---- ITEMS
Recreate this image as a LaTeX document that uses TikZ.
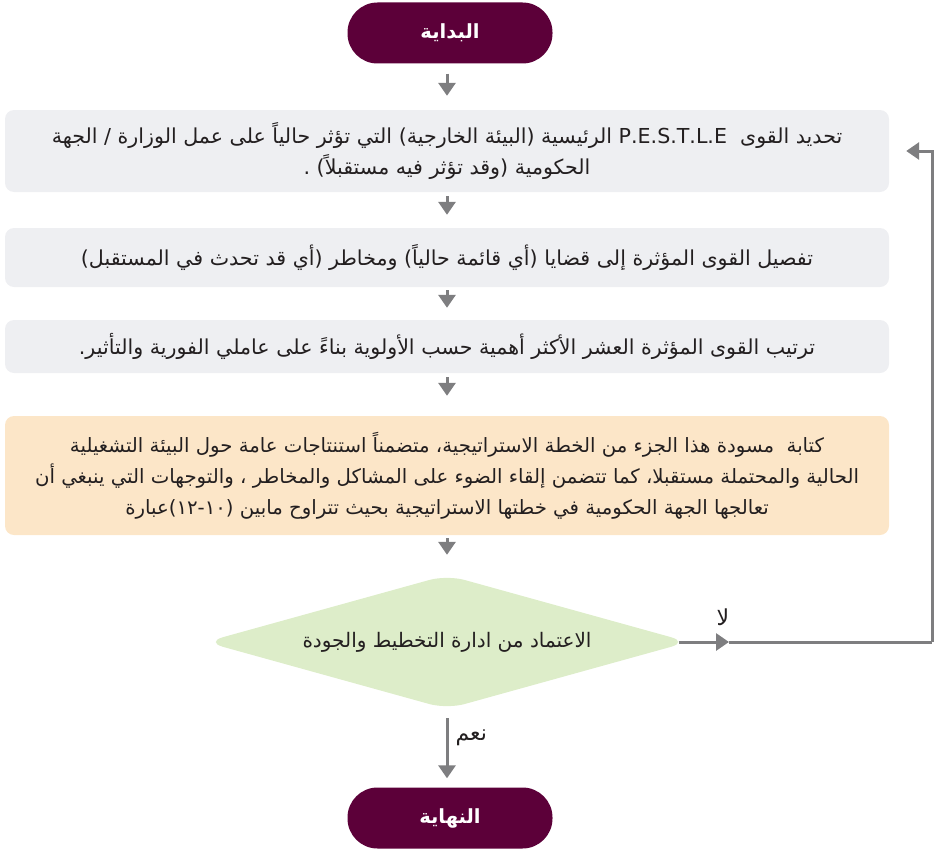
\documentclass[tikz,border=0pt]{standalone}
\usepackage{fontspec}
\usetikzlibrary{arrows.meta,shapes.geometric}
\TeXXeTstate=1
\newfontfamily\arabicfont[Script=Arabic]{DejaVu Sans}

\definecolor{plum}{HTML}{5C0039}
\definecolor{stepgray}{HTML}{EEEFF2}
\definecolor{peach}{HTML}{FCE6C8}
\definecolor{leaf}{HTML}{DDEDC9}
\definecolor{linkgray}{HTML}{7E7E80}
\definecolor{ink}{HTML}{231F20}

\tikzset{
  terminal/.style={rectangle, rounded corners=30pt, fill=plum, text=white,
    minimum width=205pt, minimum height=61pt, inner sep=0pt,
    font=\arabicfont\bfseries\fontsize{19.5}{22}\selectfont},
  stepbox/.style={rectangle, rounded corners=9pt, fill=stepgray, text=ink,
    minimum width=884pt, inner sep=0pt, align=center,
    font=\arabicfont\fontsize{20.6}{31}\selectfont},
  notebox/.style={stepbox, fill=peach, font=\arabicfont\fontsize{19.7}{31}\selectfont},
  decision/.style={diamond, aspect=3.6, rounded corners=18pt, fill=leaf, text=ink,
    minimum width=483pt, minimum height=134pt, inner sep=0pt,
    font=\arabicfont\fontsize{20}{22}\selectfont},
  link/.style={draw=linkgray, line width=3pt,
    -{Triangle[width=17pt,length=13pt]}},
  plain/.style={draw=linkgray, line width=3pt},
  tag/.style={text=ink, font=\arabicfont\fontsize{22}{24}\selectfont, inner sep=0pt}
}

\begin{document}
\begin{tikzpicture}[x=1pt,y=-1pt]
  \useasboundingbox (0,0) rectangle (934,851);

  % start / end terminals
  \node[terminal] (start) at (450,33) {\beginR البداية\endR};
  \node[terminal] (finish) at (450,818) {\beginR النهاية\endR};

  % process steps
  \node[stepbox, minimum height=82pt] (scan) at (447,151)
    {\beginR تحديد القوى \ \beginL P.E.S.T.L.E\endL{} الرئيسية (البيئة الخارجية) التي تؤثر حالياً على عمل الوزارة / الجهة\endR\\
     \beginR الحكومية (وقد تؤثر فيه مستقبلاً) .\endR};

  \node[stepbox, minimum height=59pt] (detail) at (447,257.5)
    {\beginR تفصيل القوى المؤثرة إلى قضايا (أي قائمة حالياً) ومخاطر (أي قد تحدث في المستقبل)\endR};

  \node[stepbox, minimum height=53pt] (rank) at (447,346.5)
    {\beginR ترتيب القوى المؤثرة العشر الأكثر أهمية حسب الأولوية بناءً على عاملي الفورية والتأثير.\endR};

  \node[notebox, minimum height=119pt] (draft) at (447,475.5)
    {\beginR كتابة \ مسودة هذا الجزء من الخطة الاستراتيجية، متضمناً استنتاجات عامة حول البيئة التشغيلية\endR\\
     \beginR الحالية والمحتملة مستقبلا، كما تتضمن إلقاء الضوء على المشاكل والمخاطر ، والتوجهات التي ينبغي أن\endR\\
     \beginR تعالجها الجهة الحكومية في خطتها الاستراتيجية بحيث تتراوح مابين (١٠-١٢)عبارة\endR};

  % approval decision
  \node[decision] (approve) at (447,642) {\beginR الاعتماد من ادارة التخطيط والجودة\endR};

  % loop-back helpers
  \coordinate (nomark) at (729,642);
  \coordinate (corner) at (932,642);

  % main flow
  \draw[link, shorten <=10pt, shorten >=14pt] (start.south -| scan.north) -- (scan);
  \draw[link, shorten <=4pt, shorten >=13pt] (scan) -- (detail);
  \draw[link, shorten <=3pt, shorten >=12pt] (detail) -- (rank);
  \draw[link, shorten <=4pt, shorten >=20pt] (rank) -- (draft);
  \draw[link, shorten <=3pt, shorten >=20pt] (draft) -- (approve);
  \draw[link, shorten <=9pt, shorten >=9pt] (approve) -- node[tag, right=7pt, pos=0.36] (yes) {\beginR نعم\endR} (finish.north -| approve.south);

  % "no" branch back to the first step
  \draw[link, shorten <=-10pt] (approve.east) -- (nomark);
  \draw[plain] (nomark) -- (corner);
  \draw[link, shorten >=17pt] (corner) |- (scan.east);
  \node[tag] (no) at (723,617) {\beginR لا\endR};
\end{tikzpicture}
\end{document}
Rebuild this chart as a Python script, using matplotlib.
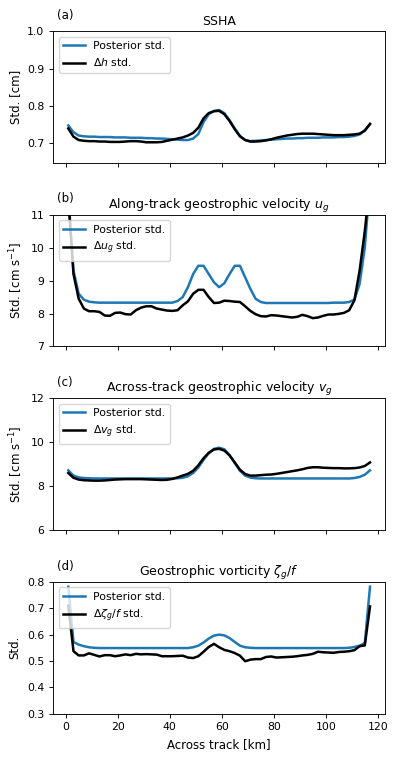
"""Posterior std. vs. error std. across the swath, four panels."""
import matplotlib
matplotlib.use("Agg")
import matplotlib.pyplot as plt
import numpy as np

# across-track positions [km]
KM = np.arange(1, 118, 2)

SSHA_POST = [0.748, 0.730, 0.721, 0.719, 0.718, 0.718, 0.717, 0.717, 0.717, 0.716,
             0.716, 0.716, 0.715, 0.715, 0.715, 0.714, 0.714, 0.713, 0.713, 0.712,
             0.711, 0.710, 0.709, 0.709, 0.713, 0.725, 0.757, 0.778, 0.787, 0.789,
             0.781, 0.762, 0.740, 0.720, 0.709, 0.706, 0.707, 0.708, 0.709, 0.710,
             0.711, 0.712, 0.713, 0.713, 0.714, 0.714, 0.715, 0.715, 0.715, 0.716,
             0.716, 0.716, 0.717, 0.717, 0.718, 0.720, 0.724, 0.735, 0.752]
SSHA_ERR = [0.740, 0.718, 0.709, 0.707, 0.706, 0.706, 0.705, 0.705, 0.704, 0.704,
            0.704, 0.705, 0.706, 0.706, 0.705, 0.703, 0.703, 0.703, 0.704, 0.707,
            0.710, 0.713, 0.716, 0.721, 0.728, 0.742, 0.767, 0.781, 0.786, 0.787,
            0.778, 0.760, 0.738, 0.719, 0.709, 0.705, 0.705, 0.706, 0.708, 0.711,
            0.715, 0.718, 0.721, 0.723, 0.725, 0.726, 0.726, 0.726, 0.725, 0.724,
            0.723, 0.722, 0.722, 0.722, 0.723, 0.724, 0.726, 0.734, 0.752]

UG_POST = [11.6, 9.3, 8.6, 8.42, 8.36, 8.34, 8.33, 8.33, 8.33, 8.33,
           8.33, 8.33, 8.33, 8.33, 8.33, 8.33, 8.33, 8.33, 8.33, 8.33,
           8.33, 8.38, 8.5, 8.8, 9.2, 9.45, 9.45, 9.2, 8.95, 8.8,
           8.92, 9.2, 9.45, 9.45, 9.1, 8.75, 8.45, 8.35, 8.32, 8.32,
           8.32, 8.32, 8.32, 8.32, 8.32, 8.32, 8.32, 8.32, 8.32, 8.32,
           8.32, 8.33, 8.33, 8.33, 8.35, 8.42, 8.9, 10.0, 12.0]
UG_ERR = [11.5, 9.2, 8.45, 8.15, 8.07, 8.07, 8.05, 7.94, 7.93, 8.02,
          8.03, 7.98, 7.97, 8.1, 8.18, 8.22, 8.22, 8.15, 8.12, 8.09,
          8.08, 8.1, 8.25, 8.37, 8.6, 8.72, 8.72, 8.5, 8.32, 8.33,
          8.39, 8.38, 8.36, 8.35, 8.22, 8.08, 7.98, 7.92, 7.91, 7.95,
          7.94, 7.92, 7.9, 7.88, 7.9, 7.96, 7.92, 7.86, 7.88, 7.93,
          7.97, 7.97, 7.99, 8.02, 8.1, 8.4, 9.3, 10.5, 12.0]

VG_POST = [8.72, 8.48, 8.40, 8.37, 8.36, 8.35, 8.35, 8.35, 8.35, 8.35,
           8.35, 8.35, 8.35, 8.35, 8.35, 8.35, 8.35, 8.35, 8.35, 8.35,
           8.35, 8.36, 8.38, 8.45, 8.6, 8.85, 9.2, 9.5, 9.7, 9.75,
           9.68, 9.42, 9.05, 8.7, 8.48, 8.39, 8.36, 8.35, 8.35, 8.35,
           8.35, 8.35, 8.35, 8.35, 8.35, 8.35, 8.35, 8.35, 8.35, 8.35,
           8.35, 8.35, 8.35, 8.35, 8.35, 8.37, 8.42, 8.52, 8.72]
VG_ERR = [8.6, 8.38, 8.3, 8.27, 8.26, 8.25, 8.25, 8.26, 8.28, 8.3,
          8.31, 8.32, 8.32, 8.32, 8.32, 8.31, 8.3, 8.29, 8.28, 8.29,
          8.33, 8.4, 8.48, 8.56, 8.7, 8.95, 9.27, 9.52, 9.67, 9.7,
          9.62, 9.4, 9.08, 8.75, 8.55, 8.48, 8.48, 8.5, 8.52, 8.53,
          8.56, 8.6, 8.64, 8.68, 8.72, 8.77, 8.83, 8.86, 8.86, 8.84,
          8.83, 8.82, 8.82, 8.81, 8.81, 8.82, 8.85, 8.92, 9.08]

ZETA_POST = [0.782, 0.572, 0.562, 0.556, 0.552, 0.550, 0.549, 0.549, 0.549, 0.549,
             0.549, 0.549, 0.549, 0.549, 0.549, 0.549, 0.549, 0.549, 0.549, 0.549,
             0.549, 0.549, 0.549, 0.549, 0.552, 0.558, 0.570, 0.585, 0.596, 0.600,
             0.597, 0.587, 0.572, 0.558, 0.552, 0.550, 0.549, 0.549, 0.549, 0.549,
             0.549, 0.549, 0.549, 0.549, 0.549, 0.549, 0.549, 0.549, 0.549, 0.549,
             0.549, 0.549, 0.549, 0.549, 0.550, 0.553, 0.558, 0.568, 0.782]
ZETA_ERR = [0.710, 0.537, 0.521, 0.521, 0.529, 0.523, 0.517, 0.522, 0.522, 0.518,
            0.521, 0.525, 0.522, 0.527, 0.525, 0.526, 0.525, 0.524, 0.518, 0.518,
            0.518, 0.519, 0.520, 0.513, 0.511, 0.518, 0.535, 0.553, 0.565, 0.552,
            0.542, 0.537, 0.530, 0.520, 0.499, 0.505, 0.507, 0.507, 0.515, 0.517,
            0.513, 0.514, 0.515, 0.516, 0.518, 0.521, 0.523, 0.527, 0.535, 0.533,
            0.532, 0.531, 0.534, 0.535, 0.537, 0.541, 0.556, 0.559, 0.707]

PANELS = [
    ("(a)", "SSHA", "Std. [cm]", r"$\Delta h$ std.", SSHA_POST, SSHA_ERR,
     (0.648, 1.0), [0.7, 0.8, 0.9, 1.0]),
    ("(b)", r"Along-track geostrophic velocity $u_g$", r"Std. [cm s$^{-1}$]",
     r"$\Delta u_g$ std.", UG_POST, UG_ERR, (7, 11), [7, 8, 9, 10, 11]),
    ("(c)", r"Across-track geostrophic velocity $v_g$", r"Std. [cm s$^{-1}$]",
     r"$\Delta v_g$ std.", VG_POST, VG_ERR, (6, 12), [6, 8, 10, 12]),
    ("(d)", r"Geostrophic vorticity $\zeta_g/f$", "Std.",
     r"$\Delta \zeta_g/f$ std.", ZETA_POST, ZETA_ERR, (0.3, 0.8),
     [0.3, 0.4, 0.5, 0.6, 0.7, 0.8]),
]

plt.rcParams.update({
    "font.size": 7.8,
    "axes.linewidth": 0.65,
    "xtick.major.size": 2.8, "ytick.major.size": 2.8,
    "xtick.major.width": 0.65, "ytick.major.width": 0.65,
})

fig, axes = plt.subplots(4, 1, figsize=(3.97, 7.6), dpi=100, sharex=True)
fig.subplots_adjust(left=0.134, right=0.970, top=0.959, bottom=0.061, hspace=0.394)

for ax, (tag, title, ylabel, errlab, post, err, ylim, yticks) in zip(axes, PANELS):
    ax.plot(KM, post, color="#1f77b4", lw=1.8, label="Posterior std.")
    ax.plot(KM, err, color="black", lw=1.8, label=errlab)
    ax.set_ylim(*ylim)
    ax.set_yticks(yticks)
    ax.set_title(title, fontsize=9, pad=4.5)
    ax.set_ylabel(ylabel, fontsize=8.5)
    ax.text(0.01, 1.12, tag, transform=ax.transAxes, fontsize=8.5, va="center")
    ax.legend(loc="upper left", fontsize=7.8)

axes[-1].set_xticks([0, 20, 40, 60, 80, 100, 120])
axes[-1].set_xlabel("Across track [km]", fontsize=8.5)

fig.savefig("out.png", dpi=100)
--------
DIRECTION: Keep the images out of the copy. Repeat word for word only the lines from the one containing "Rebuild this chart" through the one containing "import numpy as np", both ends included.

COMPLETE RESPONSE:
Rebuild this chart as a Python script, using matplotlib.
"""Posterior std. vs. error std. across the swath, four panels."""
import matplotlib
matplotlib.use("Agg")
import matplotlib.pyplot as plt
import numpy as np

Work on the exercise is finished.